ECFA's Inaugural Nonprofit Fundraising Survey Reveals Strategic Need to Move Donors up Giving Pyramid: '80/20 Rule' Changing
- Category: U.S.
- Published on Tuesday, 03 September 2013 22:15
- Written by Christian News Service
Donor Acquisition #1 Concern Keeping Nonprofit Fundraisers Awake:
Others Sleep Soundly Trusting God
WINCHESTER, Va. - (Christian News Service) Among top findings, ECFA's inaugural 2013 Survey fundraising survey of 250 leaders of its Christ-centered, accredited-member organizations identified that "moving donors up the giving pyramid" is the main fundraising effort that needs to be fixed, and indicates for the first time the longstanding "80/20 rule" is tilting.
CEOs and development officers (CDOs) also report that acquiring new donors is the most frequent concern keeping them awake at night, although some say knowing God is in control allows them to rest well.

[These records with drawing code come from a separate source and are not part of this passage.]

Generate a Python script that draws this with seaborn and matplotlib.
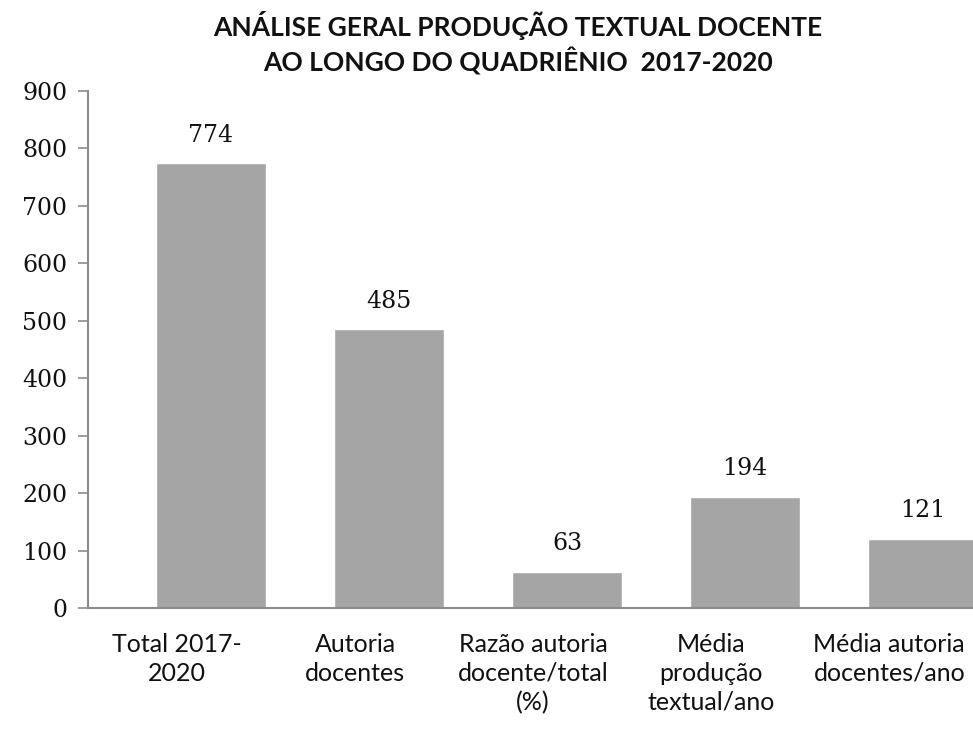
import numpy as np
import pandas as pd
import seaborn as sns
import matplotlib.pyplot as plt

sns.set_theme(style='white')

# Dados
categorias = ['Total 2017-\n2020', 'Autoria\ndocentes', 'Razão autoria\ndocente/total\n(%)',
              'Média\nprodução\ntextual/ano', 'Média autoria\ndocentes/ano']
valores = [774, 485, 63, 194, 121]
y_ticks = [0, 100, 200, 300, 400, 500, 600, 700, 800, 900]

df = pd.DataFrame({'categoria': categorias, 'valor': valores})

fig = plt.figure(figsize=(9.73, 7.31), dpi=100)
ax = fig.add_axes([0.0904, 0.168, 1 - 0.0904, 0.7075])

sns.barplot(data=df, x='categoria', y='valor', color='#a5a5a5', saturation=1,
            width=0.62, ax=ax)

# Rótulos de dados acima das barras
for patch, v in zip(ax.patches, valores):
    ax.annotate(f'{v}', (patch.get_x() + patch.get_width() / 2, v),
                xytext=(0, 12), textcoords='offset points', ha='center', va='bottom',
                fontsize=17, family='DejaVu Serif', color='#111111')

# Os rótulos das categorias ficam à esquerda das barras (estilo Excel)
desloc = 0.19
ax.set_xticks(np.arange(len(categorias)) - desloc)
ax.set_xticklabels(categorias, fontsize=18, family='Lato', color='#111111',
                   linespacing=1.3)
ax.set_xlim(-0.5 - desloc, 4.28)
ax.set_ylim(0, 900)
ax.set_yticks(y_ticks)
ax.set_yticklabels([str(t) for t in y_ticks], fontsize=17, family='DejaVu Serif',
                   color='#111111')
ax.set_xlabel('')
ax.set_ylabel('')

for s in ['top', 'right']:
    ax.spines[s].set_visible(False)
for s in ['left', 'bottom']:
    ax.spines[s].set_color('#8c8c8c')
    ax.spines[s].set_linewidth(1.5)
ax.tick_params(axis='y', left=True, length=7, width=1.2, color='#8c8c8c', pad=8)
ax.tick_params(axis='x', bottom=False, pad=12)

fig.text(0.532, 0.985, 'ANÁLISE GERAL PRODUÇÃO TEXTUAL DOCENTE\nAO LONGO DO QUADRIÊNIO  2017-2020',
         ha='center', va='top', fontsize=19, fontweight='bold', family='Lato',
         color='#111111', linespacing=1.3)

plt.savefig('out.png', dpi=100)
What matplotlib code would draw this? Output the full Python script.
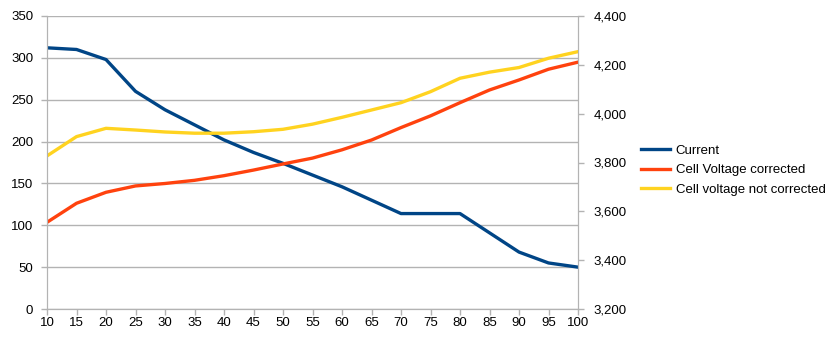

"Highlights of the survey may now be utilized to trigger thoughtful discussions among nonprofit leadership," said Dan Busby, president of ECFA (www.ecfa.org). "By studying trends and what is working in fellow organizations, leaders can determine how to tackle these fundraising interests most effectively."
Ninety percent of nonprofit fundraising executives responding to the survey expressed that their greatest area needing improvement is moving donors up the "giving pyramid," inspiring a higher level of giving commitment as one's heart grows closer to God.
An aging donor base and inadequate board involvement also rose among Christ-centered fundraising concerns.
The longstanding "80/20 rule" that 80 percent of gifts are given by 20 percent of donors was confirmed by only 23 percent of respondents. However, 30 percent of respondents report a new 75/25 ratio, and totals show that almost 27 percent of responding organizations are tracking above the "80/20 rule."
A slight disconnect was noted in data about relating impact measurement to donors. Almost 72 percent agreed or strongly agreed their donors are very interested in the impact measurements of their programs, products and services, yet only 61 percent responded they communicate these impact measurements externally.
The survey revealed new information about specific donor case loads, with CEOs averaging 26 donors as their personal responsibility, and CDOs averaging 61. "This is new data not known to be published anywhere else," said Busby.
Of particular interest are the open-ended comments from CEOs and CDOs to the question, "What area of your fundraising is keeping you up at night?" The most frequent answer from 17 percent of respondents was donor acquisition, while several indicated their concerns do not rise to the level of preventing sleep. "I know that when we do what is required, God will provide," wrote one nonprofit fundraiser.
ECFA survey data, unavailable from any other source, is designed to be utilized by researchers, academic institutions, board governance consultants and development staff, board and senior team members of Christ-centered nonprofit organizations. Current and future ECFA surveys can be accessed at www.ecfa.org/content/surveys.
"This first survey is one of many resources in ECFA's continuing commitment to provide fundraising and stewardship resources for its accredited organizations," said Busby. "As we review best practices and trends, we can better discern how to raise 'kingdom resources' in God-honoring ways."